Owning a home is a big deal literally.
As a homeowner you’ve likely experienced the responsibilities that come along with it: yard work, upkeep, cleaning, fixing, plumbing and gardening.
Your humble abode imposes one more obligation: taxes. The good news is, a home offers many tax benefits that makes filing a little easier to bare. As we approach this annual event, here’s a quick look at the homeowner expenses you can deduct.
Property Taxes Deduction
New homeowners often don’t know that their property taxes are deductible. While it may sound strange to have a tax-deductible tax, the overall effect is that you don’t pay income tax on money that was spent on property taxes. Homeowners should be careful to only deduct the amount of property tax actually paid to their local municipality for the year. This is not necessarily the amount you paid to your escrow account, and should not include any other city/county fees that might potentially be on the same bill as your property taxes.
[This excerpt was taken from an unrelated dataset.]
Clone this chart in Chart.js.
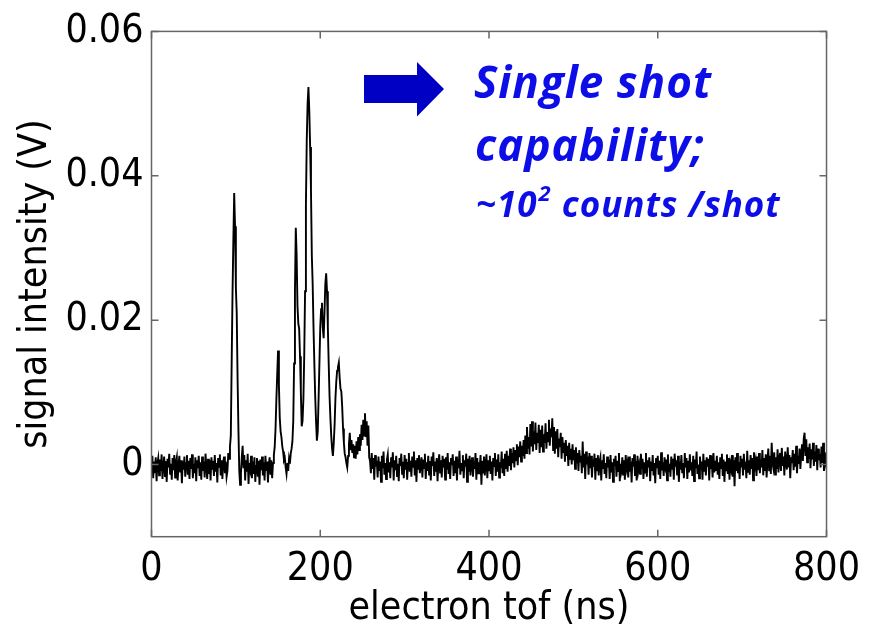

Private Mortgage Insurance Deduction
Homeowners who make a down payment of less than 20% are usually paying some sort of Private Mortgage Insurance. PMI (sometimes abbreviated MIP or just MI), can be a few dollars to hundreds of dollars per month, and it is a large portion of many homeowners’ mortgage payments.
Mortgage Interest Deduction
Homeowners who itemize their deductions can deduct the interest paid on a mortgage with a balance of up to $1 million. While there is some movement to limit the total itemized deductions for taxpayers with higher incomes (over $400,000), the current deductions holds for all tax brackets. Americans save around $100 million every year by deducting mortgage interest on their tax returns.
Mortgage Interest/Origination Deduction
Points, often called origination fees, are usually percentage-based fees which a lender charges to originate a loan. A one percent fee on a $100,000 loan would be one point, or $1,000. On a home purchase loan, taxpayers can deduct the entirety of the points that they paid in the same year. On a refinance loan, the points must be deducted as an amortization over the life of the loan. Many taxpayers forget about this amortized benefit over time, so it’s important to keep good records on the deduction of points on a refinance.